▸ Objective
Reply with one number only, the count of lines holding the string "this".

▸ Data provided
■ ■ ■ ■

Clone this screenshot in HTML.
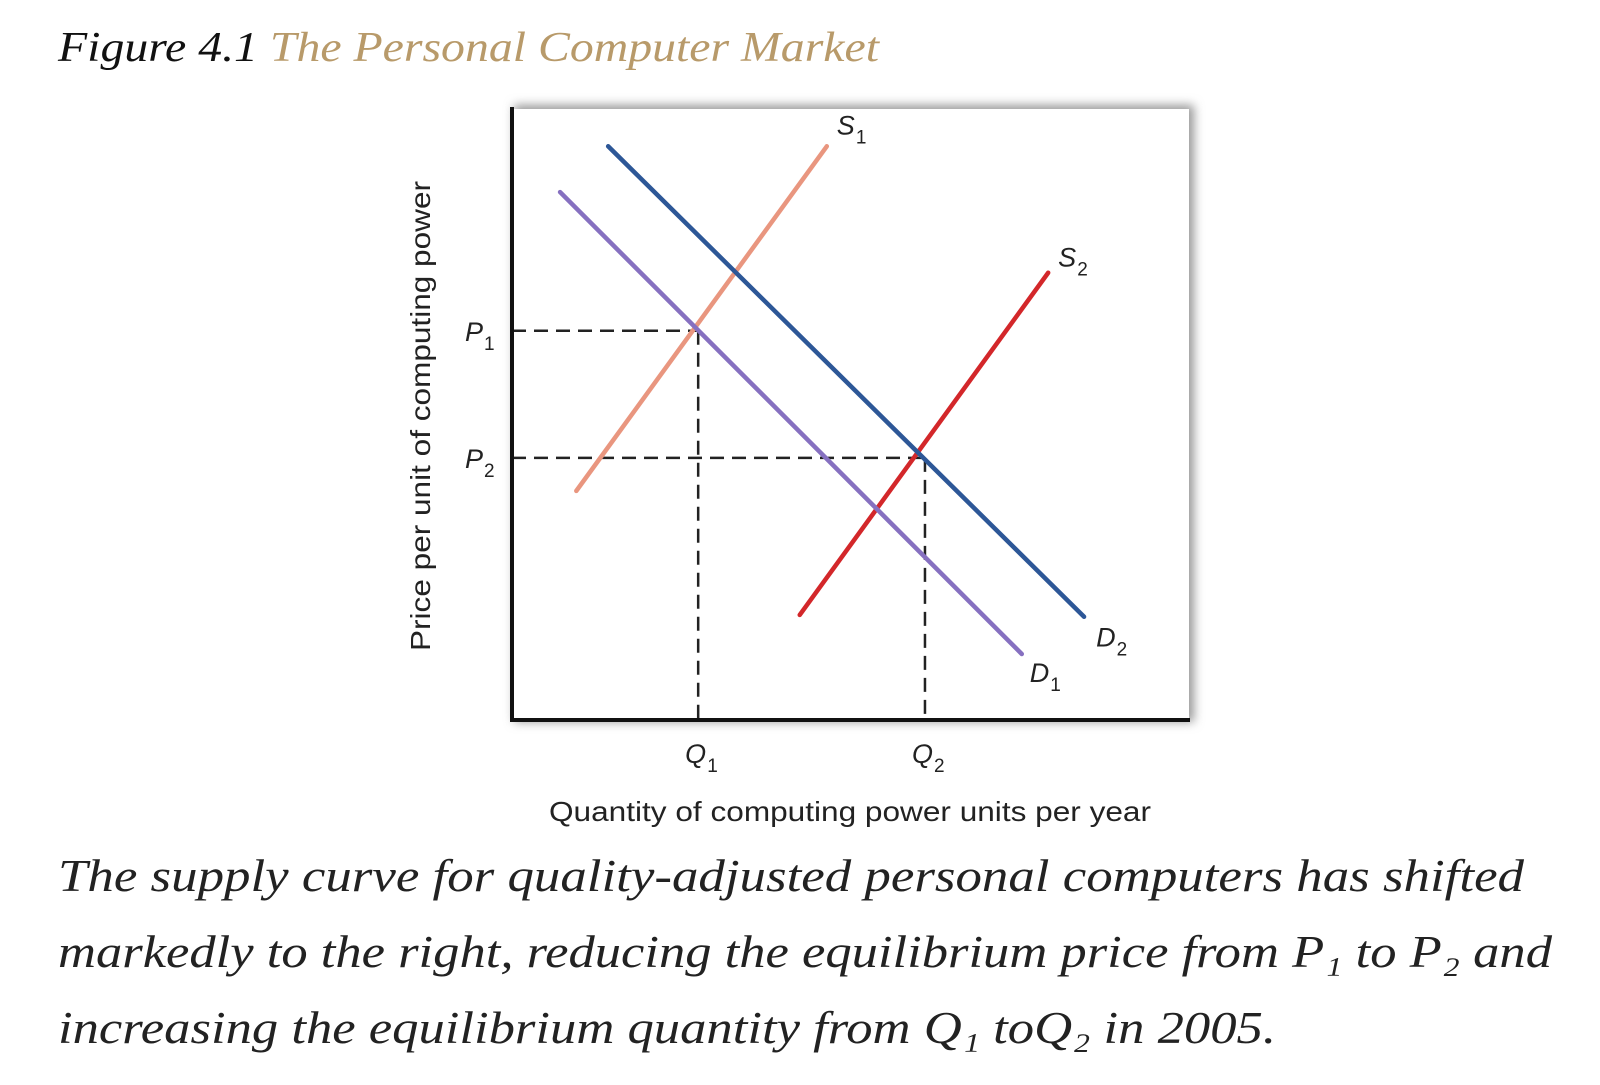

■ ■ ■ ■

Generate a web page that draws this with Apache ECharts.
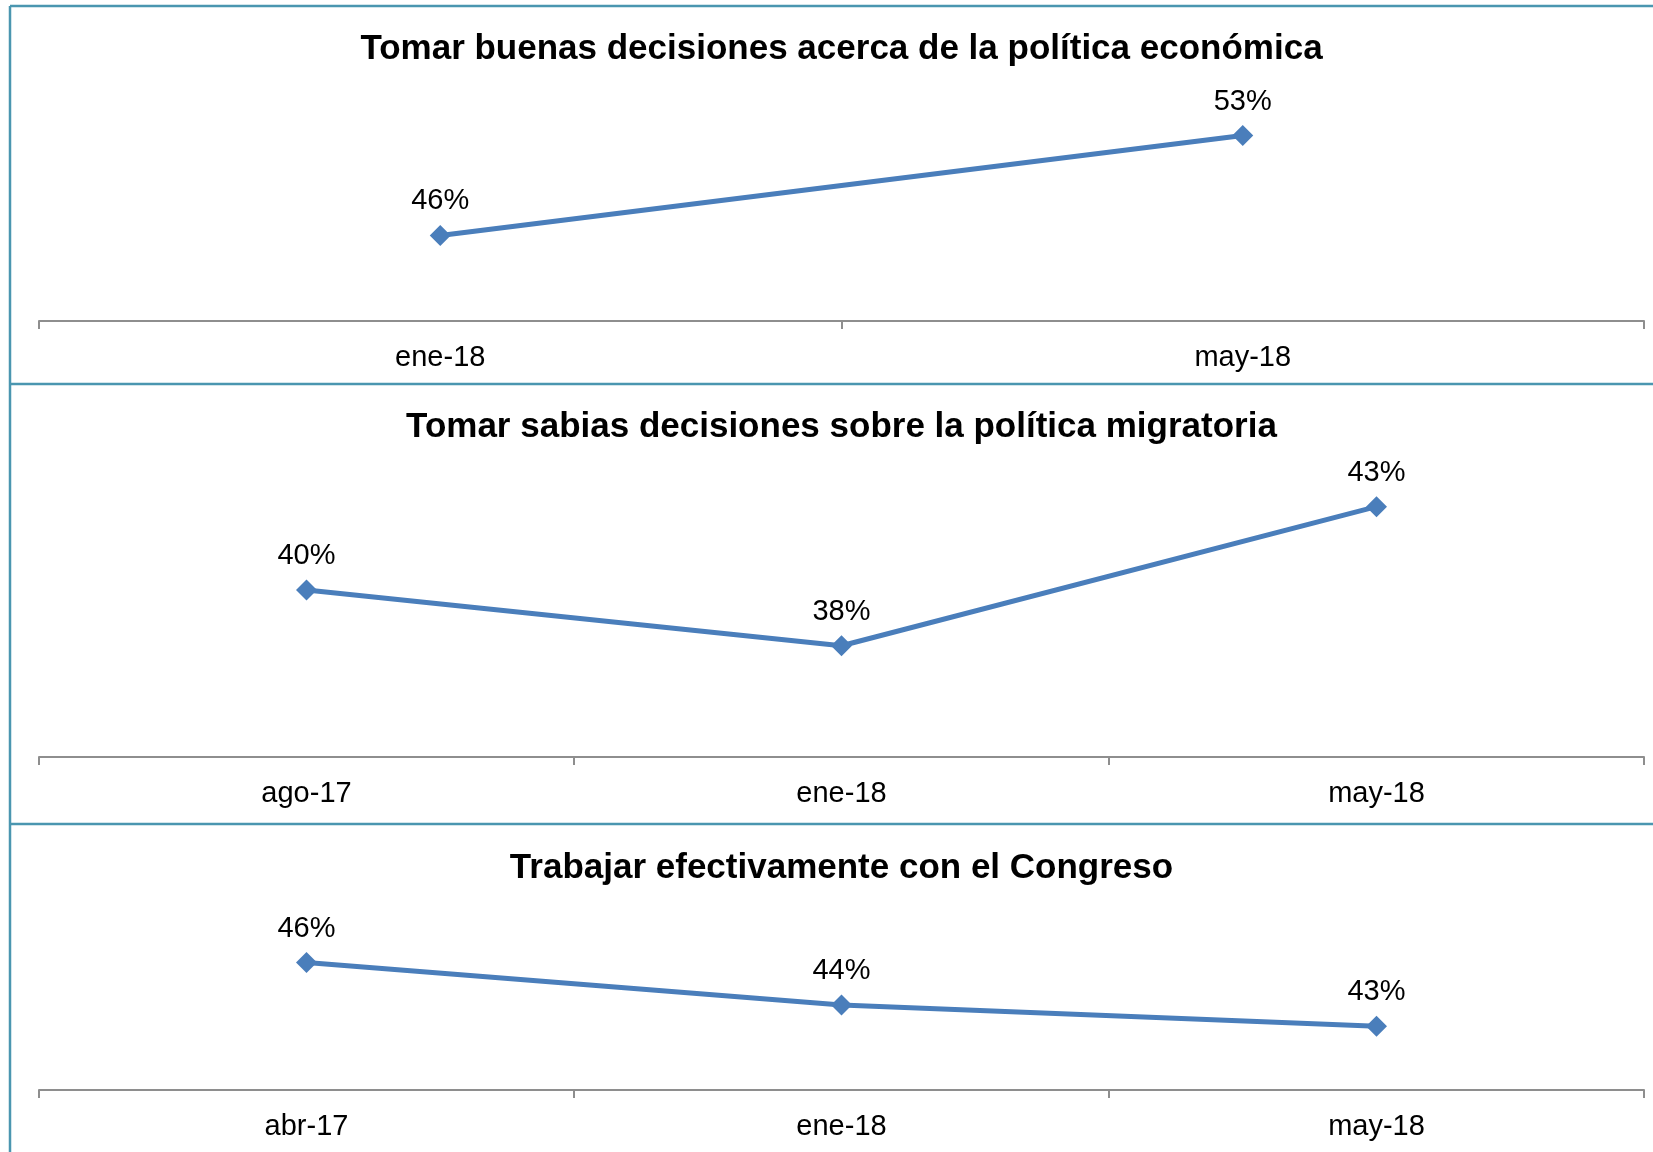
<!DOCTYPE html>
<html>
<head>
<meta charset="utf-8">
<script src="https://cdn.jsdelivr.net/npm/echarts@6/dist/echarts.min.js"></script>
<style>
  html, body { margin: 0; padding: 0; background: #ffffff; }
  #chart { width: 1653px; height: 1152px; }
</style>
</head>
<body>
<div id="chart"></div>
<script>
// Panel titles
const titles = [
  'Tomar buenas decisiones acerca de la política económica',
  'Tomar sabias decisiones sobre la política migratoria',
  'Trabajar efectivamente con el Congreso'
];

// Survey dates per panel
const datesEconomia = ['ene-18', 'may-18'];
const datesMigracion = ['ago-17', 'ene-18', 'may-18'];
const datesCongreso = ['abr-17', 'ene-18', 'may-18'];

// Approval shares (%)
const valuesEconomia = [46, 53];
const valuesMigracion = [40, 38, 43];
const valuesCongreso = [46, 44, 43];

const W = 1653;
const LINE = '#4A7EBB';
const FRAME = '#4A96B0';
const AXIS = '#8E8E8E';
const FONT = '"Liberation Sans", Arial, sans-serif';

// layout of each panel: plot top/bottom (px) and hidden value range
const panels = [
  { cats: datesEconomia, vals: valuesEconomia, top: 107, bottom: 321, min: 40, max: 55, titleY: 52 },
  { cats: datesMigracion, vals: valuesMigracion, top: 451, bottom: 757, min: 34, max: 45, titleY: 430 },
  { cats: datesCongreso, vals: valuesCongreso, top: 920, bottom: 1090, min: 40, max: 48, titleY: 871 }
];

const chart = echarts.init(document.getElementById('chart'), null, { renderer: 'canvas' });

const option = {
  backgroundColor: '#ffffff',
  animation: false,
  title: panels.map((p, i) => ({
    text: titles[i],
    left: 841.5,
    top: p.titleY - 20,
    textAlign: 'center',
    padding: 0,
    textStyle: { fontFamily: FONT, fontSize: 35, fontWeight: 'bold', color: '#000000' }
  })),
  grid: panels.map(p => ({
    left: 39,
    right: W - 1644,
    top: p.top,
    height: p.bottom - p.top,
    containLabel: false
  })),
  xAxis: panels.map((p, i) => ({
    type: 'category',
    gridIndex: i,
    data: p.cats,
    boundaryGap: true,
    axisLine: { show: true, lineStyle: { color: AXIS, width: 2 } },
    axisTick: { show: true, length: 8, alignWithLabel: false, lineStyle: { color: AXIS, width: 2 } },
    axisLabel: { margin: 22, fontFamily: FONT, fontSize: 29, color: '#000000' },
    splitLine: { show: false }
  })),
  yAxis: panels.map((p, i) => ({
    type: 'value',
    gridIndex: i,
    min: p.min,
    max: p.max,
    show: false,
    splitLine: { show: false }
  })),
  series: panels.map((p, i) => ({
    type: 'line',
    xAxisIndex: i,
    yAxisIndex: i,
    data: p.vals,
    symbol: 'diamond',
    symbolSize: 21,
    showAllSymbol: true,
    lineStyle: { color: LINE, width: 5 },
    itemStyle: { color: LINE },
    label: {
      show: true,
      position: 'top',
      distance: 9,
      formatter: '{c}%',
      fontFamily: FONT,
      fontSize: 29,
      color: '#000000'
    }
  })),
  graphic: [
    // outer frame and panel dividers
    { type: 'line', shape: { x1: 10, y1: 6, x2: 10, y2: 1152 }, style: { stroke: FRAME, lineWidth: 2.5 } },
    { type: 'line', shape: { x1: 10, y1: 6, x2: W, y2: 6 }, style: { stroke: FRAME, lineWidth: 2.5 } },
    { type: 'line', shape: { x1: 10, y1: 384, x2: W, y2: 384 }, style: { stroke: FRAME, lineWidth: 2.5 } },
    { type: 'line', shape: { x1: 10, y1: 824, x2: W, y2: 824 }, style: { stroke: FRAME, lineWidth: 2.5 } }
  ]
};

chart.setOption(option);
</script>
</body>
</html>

■ ■ ■ ■

▸ Complete answer
2